There is also a “why now” timing angle that decision-makers should clock. Stranger Things “came to an end on New Year’s Eve with the Season 5 finale.” That matters because it is the clean endpoint of an era. When a franchise reaches a narrative finish line, the next question becomes: what do you do with the audience once the regular supply of new seasons stops? Netflix’s VHS Special Edition acts like an engagement bridge. It offers a fresh entry point to Season 1 while Season 5 is already behind it, so the catalog stays active even when the story itself is not continuing in the immediate term.
Netflix is not presenting this as the start of a new arc, either. The source notes that The Duffer Brothers have ruled out a Stranger Things sequel that would “check in on the characters years later,” calling such a move “a gross cash grab.” At the same time, the source adds that “an unnamed live-action spinoff is in the works.” Taken together, you get a useful tension for operators and investors: Netflix does not have an announced continuation story driving near-term viewing demand, yet it still needs momentum for a show that has already defined mainstream culture.
So the strategic stakes for boards, founders, and senior operators are less about nostalgia as a vibe and more about renewal mechanisms. A VHS Special Edition is an example of how platforms can repackage value in ways that feel creator-friendly and audience-specific, while still meeting business goals like watch-time, discoverability, and retention during gaps between major releases. It also shows a path for leveraging format to generate differentiation in a market where many catalog libraries can start to look interchangeable.
For competitors watching this, the question is whether Netflix’s move raises the bar for engagement tactics around legacy hits. If viewers respond to a VHS-shaped viewing mode, other streamers and studios may feel pressure to experiment with “alternate editions” and immersive catalog experiences. And for Netflix itself, the second-order challenge is consistency: can the platform keep producing meaningful reasons to revisit without diluting the special-ness of each re-release? The immediate answer is already in motion, with Netflix putting “Stranger Things: VHS Special Edition” directly in the search flow. The longer answer will be visible in metrics tied to catalog sessions and subscription retention around the 10th anniversary window.

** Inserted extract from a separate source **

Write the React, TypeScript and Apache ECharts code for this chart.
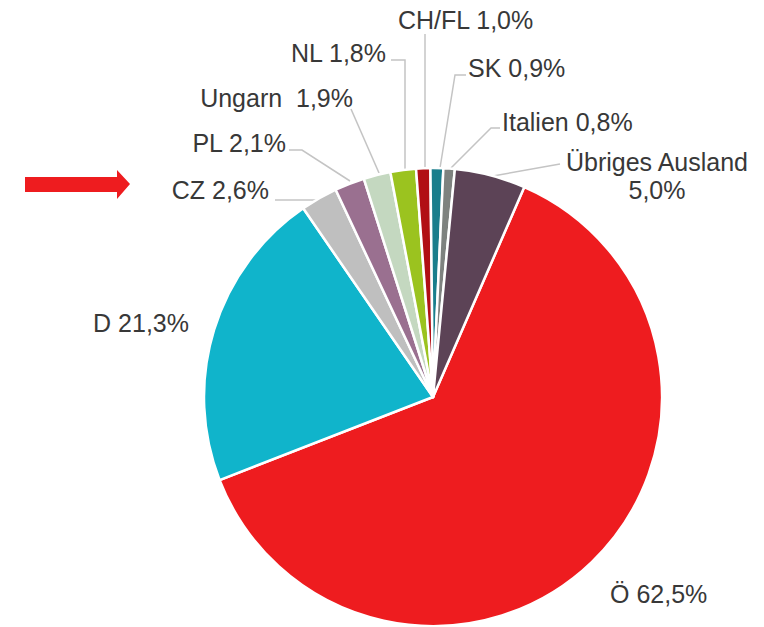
import React, { useEffect, useRef } from "react";
import * as echarts from "echarts";

// Data (clockwise from the Ö slice)
const categories = ["Ö", "D", "CZ", "PL", "Ungarn", "NL", "CH/FL", "SK", "Italien", "Übriges Ausland"];
const shares = [62.5, 21.3, 2.6, 2.1, 1.9, 1.8, 1.0, 0.9, 0.8, 5.0];
const separators = [" ", " ", " ", " ", "  ", " ", " ", " ", " ", "\n"];

// Styles
const colors = ["#ee1c1f", "#10b4cb", "#bfbfbf", "#9a7090", "#c4d8c0", "#9bc31f", "#b10f14", "#1a7e8c", "#7e827f", "#5c4356"];

// Label placement (pixels in the 764x627 canvas)
type LP = { x: number; y: number; align: string; line: number[][] | null };
const labelPlacement: LP[] = [
  { x: 610, y: 594, align: "left", line: null },
  { x: 189, y: 323, align: "right", line: null },
  { x: 269, y: 190, align: "right", line: [[317, 200], [275, 200]] },
  { x: 286, y: 143, align: "right", line: [[350, 181], [302, 150], [289, 150]] },
  { x: 353, y: 98, align: "right", line: [[379, 173], [351, 109]] },
  { x: 386, y: 53, align: "right", line: [[405, 170], [405, 60], [391, 60]] },
  { x: 398, y: 20, align: "left", line: [[425, 168], [425, 34]] },
  { x: 468, y: 68, align: "left", line: [[440, 168], [455, 75], [466, 75]] },
  { x: 502, y: 122, align: "left", line: [[451, 168], [491, 128], [500, 128]] },
  { x: 657, y: 176, align: "center", line: [[493, 176], [560, 164]] },
];

const fmt = (v: number) => v.toFixed(1).replace(".", ",") + "%";

export default function App() {
  const ref = useRef<HTMLDivElement>(null);
  useEffect(() => {
    if (!ref.current) return;
    const chart = echarts.init(ref.current, null, { renderer: "svg" });
    const data = categories.map((name, i) => ({
      name,
      value: shares[i],
      itemStyle: { color: colors[i] },
      labelLine: { show: labelPlacement[i].line !== null },
    }));
    chart.setOption({
      animation: false,
      backgroundColor: "#ffffff",
      graphic: [
        {
          type: "polygon",
          shape: {
            points: [
              [25, 177], [117, 177], [117, 170], [130, 184], [117, 199], [117, 192], [25, 192],
            ],
          },
          style: { fill: "#ee1c1f" },
        },
      ],
      series: [
        {
          type: "pie",
          center: [433, 397],
          radius: 229,
          startAngle: 66.5,
          clockwise: true,
          avoidLabelOverlap: false,
          data,
          itemStyle: { borderColor: "#ffffff", borderWidth: 2.5 },
          emphasis: { disabled: true },
          label: {
            show: true,
            position: "outside",
            fontFamily: "'Liberation Sans', Arial, sans-serif",
            fontSize: 25,
            color: "#383838",
            lineHeight: 28,
            formatter: (p: any) => `${p.name}${separators[p.dataIndex]}${fmt(p.value)}`,
          },
          labelLine: {
            show: true,
            lineStyle: { color: "#c4c4c4", width: 1.5 },
          },
          labelLayout: (params: any) => {
            const l = labelPlacement[params.dataIndex];
            const o: any = { x: l.x, y: l.y, align: l.align, verticalAlign: "middle" };
            if (l.line) o.labelLinePoints = l.line;
            return o;
          },
        },
      ],
    });
    return () => chart.dispose();
  }, []);
  return (
    <div
      ref={ref}
      style={{ position: "absolute", left: 0, top: 0, width: 764, height: 627 }}
    />
  );
}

Finally, the most operator-relevant takeaway is that this is low-regret content work. You are not asking the audience to trust a new plotline or a sequel pitch. You are inviting them to re-experience a known season with a clearly defined aesthetic: glitchy, grainy, vintage, like 1983 rentals. That clarity reduces friction, and it gives Netflix a reason to win attention without betting everything on future story announcements.